**WHAT IS BEING ASKED:** Records follow. Pull out every line that contains "with".

**DATA SECTION:**
(begin)
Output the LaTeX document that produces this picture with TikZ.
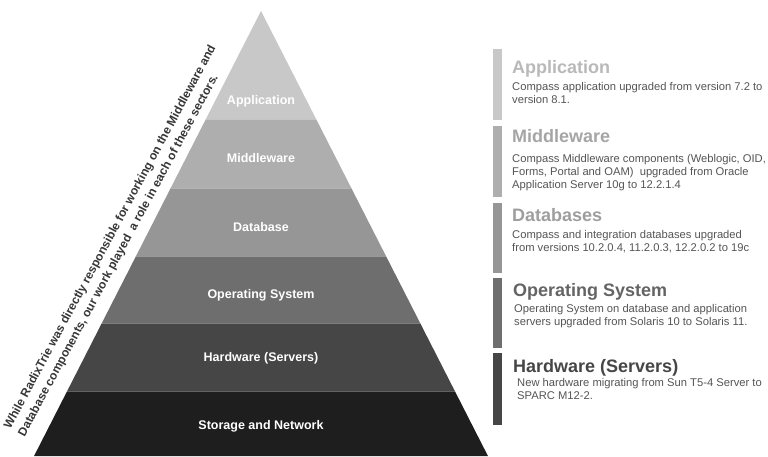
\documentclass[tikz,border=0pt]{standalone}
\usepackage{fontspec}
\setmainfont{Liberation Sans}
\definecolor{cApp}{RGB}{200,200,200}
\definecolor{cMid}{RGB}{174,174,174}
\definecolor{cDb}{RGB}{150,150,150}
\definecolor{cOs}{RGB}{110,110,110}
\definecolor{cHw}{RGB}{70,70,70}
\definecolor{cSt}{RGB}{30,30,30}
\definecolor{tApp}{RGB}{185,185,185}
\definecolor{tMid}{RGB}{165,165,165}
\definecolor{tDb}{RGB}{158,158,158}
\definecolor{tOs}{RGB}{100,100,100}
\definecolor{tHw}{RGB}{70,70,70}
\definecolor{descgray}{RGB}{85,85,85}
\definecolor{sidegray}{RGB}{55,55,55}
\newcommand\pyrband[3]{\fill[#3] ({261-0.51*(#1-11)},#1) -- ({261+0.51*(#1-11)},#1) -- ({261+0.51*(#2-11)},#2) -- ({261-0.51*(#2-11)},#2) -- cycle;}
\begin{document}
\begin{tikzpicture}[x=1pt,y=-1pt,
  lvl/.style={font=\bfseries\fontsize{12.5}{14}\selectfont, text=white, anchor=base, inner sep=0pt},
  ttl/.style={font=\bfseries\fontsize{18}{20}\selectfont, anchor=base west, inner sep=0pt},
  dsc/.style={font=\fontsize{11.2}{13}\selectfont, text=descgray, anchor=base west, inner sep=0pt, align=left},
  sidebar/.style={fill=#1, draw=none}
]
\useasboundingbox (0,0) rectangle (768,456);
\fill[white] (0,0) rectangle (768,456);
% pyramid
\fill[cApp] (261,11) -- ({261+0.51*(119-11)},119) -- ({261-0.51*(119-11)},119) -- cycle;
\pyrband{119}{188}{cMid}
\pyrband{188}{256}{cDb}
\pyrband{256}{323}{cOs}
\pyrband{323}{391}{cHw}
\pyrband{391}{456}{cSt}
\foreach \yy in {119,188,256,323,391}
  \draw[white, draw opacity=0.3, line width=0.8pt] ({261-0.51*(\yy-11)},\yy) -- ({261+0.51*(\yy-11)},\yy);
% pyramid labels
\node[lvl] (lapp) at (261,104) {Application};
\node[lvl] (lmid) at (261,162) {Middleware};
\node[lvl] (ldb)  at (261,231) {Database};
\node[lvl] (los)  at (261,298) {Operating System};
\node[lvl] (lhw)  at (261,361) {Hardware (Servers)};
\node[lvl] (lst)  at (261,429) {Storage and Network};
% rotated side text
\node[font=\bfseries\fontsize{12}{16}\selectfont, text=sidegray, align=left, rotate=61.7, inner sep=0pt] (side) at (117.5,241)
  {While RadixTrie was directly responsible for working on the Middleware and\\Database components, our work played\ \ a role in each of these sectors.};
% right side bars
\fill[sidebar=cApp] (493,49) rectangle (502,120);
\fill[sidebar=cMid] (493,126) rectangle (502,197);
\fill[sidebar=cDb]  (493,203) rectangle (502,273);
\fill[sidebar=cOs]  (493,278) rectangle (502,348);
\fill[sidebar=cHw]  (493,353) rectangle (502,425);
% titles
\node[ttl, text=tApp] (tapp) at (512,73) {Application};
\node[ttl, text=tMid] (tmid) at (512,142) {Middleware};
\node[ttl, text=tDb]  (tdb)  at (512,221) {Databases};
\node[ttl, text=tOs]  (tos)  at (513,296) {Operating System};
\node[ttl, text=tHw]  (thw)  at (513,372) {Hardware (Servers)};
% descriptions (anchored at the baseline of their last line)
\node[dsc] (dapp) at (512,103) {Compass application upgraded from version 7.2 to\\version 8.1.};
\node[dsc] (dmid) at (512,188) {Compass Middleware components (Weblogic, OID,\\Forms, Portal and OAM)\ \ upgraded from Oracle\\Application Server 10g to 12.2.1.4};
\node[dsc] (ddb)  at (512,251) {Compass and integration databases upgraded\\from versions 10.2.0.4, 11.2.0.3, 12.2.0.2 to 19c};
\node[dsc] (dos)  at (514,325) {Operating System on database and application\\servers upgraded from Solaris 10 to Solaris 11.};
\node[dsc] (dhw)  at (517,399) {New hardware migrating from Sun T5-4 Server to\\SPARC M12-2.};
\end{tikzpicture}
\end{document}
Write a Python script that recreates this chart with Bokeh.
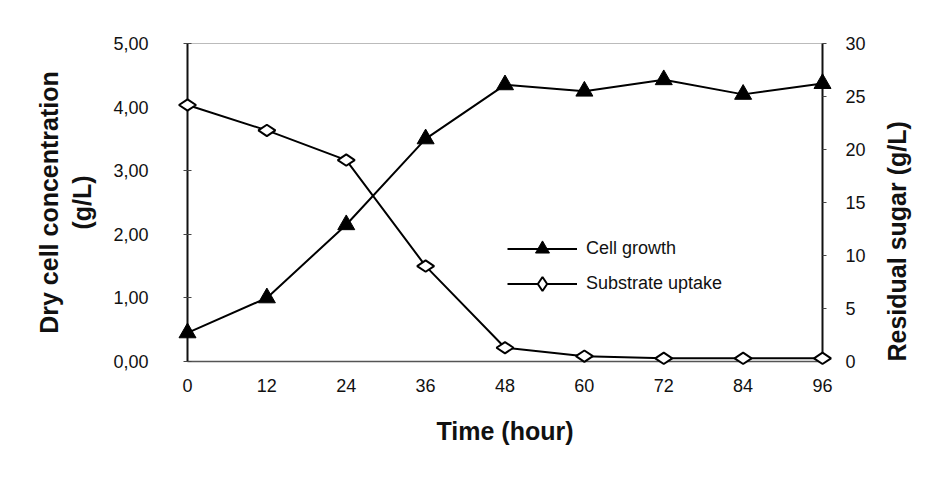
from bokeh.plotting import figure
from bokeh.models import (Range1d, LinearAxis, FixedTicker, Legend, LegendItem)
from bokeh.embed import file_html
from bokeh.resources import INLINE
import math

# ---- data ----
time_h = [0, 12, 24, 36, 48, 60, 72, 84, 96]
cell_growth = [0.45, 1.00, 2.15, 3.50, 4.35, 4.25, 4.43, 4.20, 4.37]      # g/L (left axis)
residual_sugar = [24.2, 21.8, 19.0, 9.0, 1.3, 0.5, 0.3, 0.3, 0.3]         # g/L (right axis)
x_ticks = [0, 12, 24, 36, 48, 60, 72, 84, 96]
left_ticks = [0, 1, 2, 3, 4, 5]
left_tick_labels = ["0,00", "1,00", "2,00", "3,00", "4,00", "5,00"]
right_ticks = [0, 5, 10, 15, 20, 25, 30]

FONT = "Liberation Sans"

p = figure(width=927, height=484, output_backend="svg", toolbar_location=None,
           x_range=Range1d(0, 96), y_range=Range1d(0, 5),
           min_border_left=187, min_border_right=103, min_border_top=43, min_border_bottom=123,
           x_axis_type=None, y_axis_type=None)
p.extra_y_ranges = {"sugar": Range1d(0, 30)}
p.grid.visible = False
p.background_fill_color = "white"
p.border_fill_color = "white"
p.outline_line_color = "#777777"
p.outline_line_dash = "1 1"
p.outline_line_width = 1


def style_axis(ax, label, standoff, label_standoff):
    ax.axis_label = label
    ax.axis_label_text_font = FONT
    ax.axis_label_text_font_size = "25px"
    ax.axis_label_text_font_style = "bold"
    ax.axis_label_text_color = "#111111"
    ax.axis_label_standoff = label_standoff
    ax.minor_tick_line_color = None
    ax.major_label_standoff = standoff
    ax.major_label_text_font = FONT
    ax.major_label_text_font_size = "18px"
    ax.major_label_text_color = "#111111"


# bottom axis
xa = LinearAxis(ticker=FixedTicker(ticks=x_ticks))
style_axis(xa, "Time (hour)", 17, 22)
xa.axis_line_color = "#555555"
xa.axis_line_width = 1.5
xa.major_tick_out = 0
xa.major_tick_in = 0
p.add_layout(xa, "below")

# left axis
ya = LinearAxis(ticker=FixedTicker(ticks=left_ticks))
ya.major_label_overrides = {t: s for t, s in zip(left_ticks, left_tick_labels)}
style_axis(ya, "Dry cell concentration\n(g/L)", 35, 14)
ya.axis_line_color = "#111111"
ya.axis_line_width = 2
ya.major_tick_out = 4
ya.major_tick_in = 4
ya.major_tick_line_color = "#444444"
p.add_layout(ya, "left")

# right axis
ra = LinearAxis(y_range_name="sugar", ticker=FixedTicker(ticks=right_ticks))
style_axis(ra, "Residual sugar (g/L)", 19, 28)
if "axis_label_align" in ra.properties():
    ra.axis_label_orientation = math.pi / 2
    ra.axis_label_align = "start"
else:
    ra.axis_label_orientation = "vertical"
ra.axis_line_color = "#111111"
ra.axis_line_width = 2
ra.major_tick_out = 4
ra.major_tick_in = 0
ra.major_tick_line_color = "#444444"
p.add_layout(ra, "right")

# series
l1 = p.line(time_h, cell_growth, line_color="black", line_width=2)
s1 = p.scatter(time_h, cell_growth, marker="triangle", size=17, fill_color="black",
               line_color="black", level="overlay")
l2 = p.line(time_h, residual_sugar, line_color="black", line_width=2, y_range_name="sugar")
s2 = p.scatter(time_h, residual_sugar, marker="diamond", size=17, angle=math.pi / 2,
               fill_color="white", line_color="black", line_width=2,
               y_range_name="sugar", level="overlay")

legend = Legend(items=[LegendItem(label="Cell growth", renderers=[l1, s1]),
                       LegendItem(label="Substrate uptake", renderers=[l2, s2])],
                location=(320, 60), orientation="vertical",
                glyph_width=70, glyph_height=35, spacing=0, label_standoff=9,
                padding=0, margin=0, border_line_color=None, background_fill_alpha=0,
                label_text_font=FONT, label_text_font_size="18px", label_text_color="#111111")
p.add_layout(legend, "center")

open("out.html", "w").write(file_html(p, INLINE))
(end)
(begin)
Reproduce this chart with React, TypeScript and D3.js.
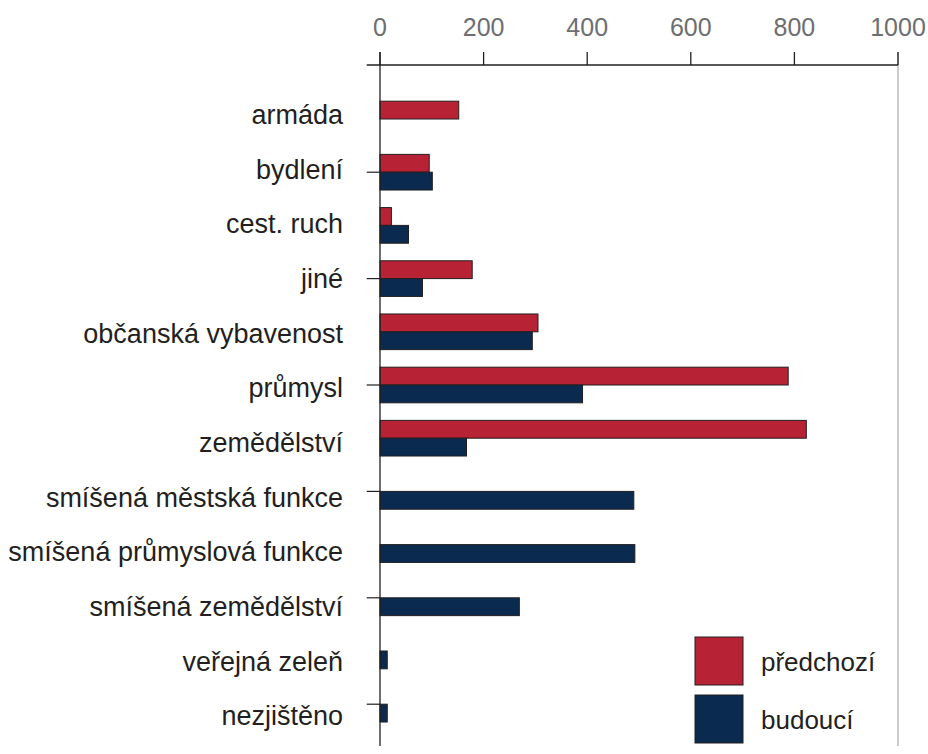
(end)
**OUTPUT OF THE EXERCISE:**
Output the LaTeX document that produces this picture with TikZ.
Write a Python script that recreates this chart with Bokeh.
Reproduce this chart with React, TypeScript and D3.js.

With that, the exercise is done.